June 20, 2016In The New Shingled House, architects (from left) Joel Barkley, Thomas Kligerman and John Ike document 14 of their residential designs, from New England to the Carolinas to the California coast. Top: An oceanfront estate by Kligerman in the hamlet of Sagaponack, on the East End of New York’s Long Island. All photos by William Waldron, courtesy of Monacelli Press
There might have been hours of discussion about whether to include a mid-century home in San Diego belonging to architect John Ike in his firm’s latest book, The New Shingled House (Monacelli). The house isn’t new (it was built in 1945), and it isn’t shingled (almost as an afterthought, shingles appear on an interior wall). And it was hardly the kind of perfectly constructed building that clients of New York– and San Francisco–based Ike Kligerman Barkley have come to expect. When Ike began tearing up the house to renovate it, he notes, “There wasn’t a square wall or true floor to be found.”
But “in its method of composition and singularity of result, my house is unquestionably shingle in spirit,” he writes in the book, which presents the shingle less as a material than as a state of mind. As the architects (with writer Marc Kristal) assert in the introduction, “the shingle style captures particularly American values: freedom and informality; individualism, and a certain energetic restlessness; even a tolerance for different ways of being, an architectural multiculturalism.”

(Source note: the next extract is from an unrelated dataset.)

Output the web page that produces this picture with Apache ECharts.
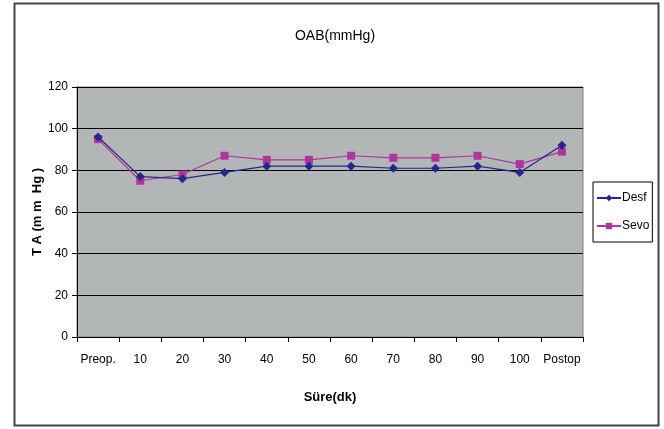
<!DOCTYPE html>
<html>
<head>
<meta charset="utf-8">
<script src="https://cdn.jsdelivr.net/npm/echarts@6/dist/echarts.min.js"></script>
<style>
  html, body { margin: 0; padding: 0; background: #fff; }
  #chart { width: 664px; height: 429px; }
</style>
</head>
<body>
<div id="chart"></div>
<script>
var categories = ['Preop.', '10', '20', '30', '40', '50', '60', '70', '80', '90', '100', 'Postop'];
var desf = [96, 77, 76, 79, 82, 82, 82, 81, 81, 82, 79, 92];
var sevo = [95, 75, 78, 87, 85, 85, 87, 86, 86, 87, 83, 89];

var font = '"Liberation Sans Narrow", "Arial Narrow", "Liberation Sans", Arial, sans-serif';

var chart = echarts.init(document.getElementById('chart'));
chart.setOption({
  animation: false,
  backgroundColor: '#fff',
  textStyle: { fontFamily: font, color: '#000' },
  title: {
    text: 'OAB(mmHg)',
    left: 330,
    textAlign: 'center',
    top: 24,
    textStyle: { fontFamily: font, fontSize: 14, fontWeight: 'normal', color: '#000' }
  },
  graphic: [{
    type: 'rect',
    shape: { x: 14.5, y: 3.5, width: 644, height: 422 },
    style: { fill: 'none', stroke: '#444', lineWidth: 2 },
    z: 100
  }],
  legend: {
    orient: 'vertical',
    left: 593,
    top: 182,
    padding: [10, 3, 10, 3],
    itemGap: 16,
    itemWidth: 24,
    itemHeight: 8,
    borderColor: '#000',
    borderWidth: 1,
    backgroundColor: '#fff',
    textStyle: { fontFamily: font, fontSize: 12, color: '#000', padding: [0, 0, 0, -4] },
    data: ['Desf', 'Sevo']
  },
  grid: { left: 77, right: 81, top: 87, bottom: 92, show: true, backgroundColor: '#b3b6b6', borderColor: '#808080', borderWidth: 1 },
  xAxis: {
    type: 'category',
    data: categories,
    boundaryGap: true,
    name: 'Süre(dk)',
    nameLocation: 'middle',
    nameGap: 54,
    nameMoveOverlap: false,
    nameTextStyle: { fontFamily: font, fontSize: 13, fontWeight: 'bold', color: '#000' },
    axisLine: { lineStyle: { color: '#000', width: 1 } },
    axisTick: { show: true, length: 5, inside: false, lineStyle: { color: '#000' } },
    axisLabel: { fontFamily: font, fontSize: 12, color: '#000', margin: 17, interval: 0 },
    splitLine: { show: false }
  },
  yAxis: {
    type: 'value',
    min: 0,
    max: 120,
    interval: 20,
    name: 'T A (m m  Hg )',
    nameLocation: 'middle',
    nameGap: 33,
    nameMoveOverlap: false,
    nameRotate: 90,
    nameTextStyle: { fontFamily: font, fontSize: 13, fontWeight: 'bold', color: '#000' },
    axisLine: { show: true, lineStyle: { color: '#000', width: 1 } },
    axisTick: { show: true, length: 5, lineStyle: { color: '#000' } },
    axisLabel: { fontFamily: font, fontSize: 12, color: '#000', margin: 9 },
    splitLine: { show: true, lineStyle: { color: '#000', width: 1 } }
  },
  series: [
    {
      name: 'Desf',
      type: 'line',
      data: desf,
      symbol: 'diamond',
      symbolSize: 9,
      color: '#26268f',
      lineStyle: { width: 1.2, color: '#26268f' },
      itemStyle: { color: '#26268f' },
      z: 3
    },
    {
      name: 'Sevo',
      type: 'line',
      data: sevo,
      symbol: 'rect',
      symbolSize: 8,
      color: '#b0359a',
      lineStyle: { width: 1.2, color: '#b0359a' },
      itemStyle: { color: '#b0359a' },
      z: 2
    }
  ]
});
</script>
</body>
</html>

That’s quite a claim. But the 14 houses in the book bear it out. Most of them are large. (The book includes floor plans, each with a scale in feet — a welcome touch that helps readers decode the structures’ beautiful proportions.) Yet none is overbearing or bombastic. And that is due, in part, to shingles. Shingles are anti-monolithic; applied one by one, they result in mottled surfaces. Think of them as architectural tweed — nubby, a bit irregular and never flashy.
And the architects — longtime partners Ike, Thomas Kligerman and Joel Barkley — have found numerous ways to employ shingles. Sometimes, the wooden wedges are used almost like tiles, to cover flat surfaces. Other times, steam-bent, they form sensuous curves, surrounding columns on the facade of a Sagaponack, New York, house designed by Kligerman or lining a huge eyebrow at what Ike calls his “shinglish” country house. Ike’s portmanteau (“shinglish” has now entered the design-world lexicon) is a bit more successful than his combining of two disparate forms in the construction of that home: the lower floor’s heavy buttresses, clad in clinker bricks, and the upper floor’s thin appliqué of shingles, as light as butterfly wings.
The living room of Ike’s East End project is a new addition, visually connected to the original structure through its use of post-and-beam construction.
A more pleasing combination is exemplified by a family compound on Long Island’s East End, designed by Ike, where shingled wings — house wings, not butterfly wings — sit on an 18-inch rough fieldstone podium: a classic architectural mating. Another lovely mix is found at a South Carolina lake house, designed by Kligerman, who used shingles only on the roof (the walls combine “wavy board” natural-edge wood planks and stone “rubble”). That house, Kligerman writes, was inspired by Tenacre, a 1920 Southampton beach cottage by John Russell Pope. (The book — and the houses — make frequent references to important shingle-style precedents.)
One of the great surprises in the book is the range of interior styles it reveals to be compatible with shingles. Some of those interiors were created in-house at Ike Kligerman Barkley, while others are the work of outside designers. A 1906 Arts and Crafts retreat that Ike restored in Upstate New York is suitably wainscoted inside, while Kligerman’s Southampton beach cottage is outfitted with sliding panels of blonde wood, giving it an almost Japanese mien.
The book’s great value is in showing, and occasionally telling, how thoughtful architects do their jobs. In a description of a Block Island, Rhode Island, split-level, Barkley explains that the boundary of a protected wetland required him to slice a porch on an oblique angle, generating a shape that he then repeated throughout the modest house: It goes on to appear in windows, door frames, even columns, always tapered at the prescribed slope. Frank Lloyd Wright, a master at employing one geometric motif at a variety of scales — and also an expert user of shingles — would have approved.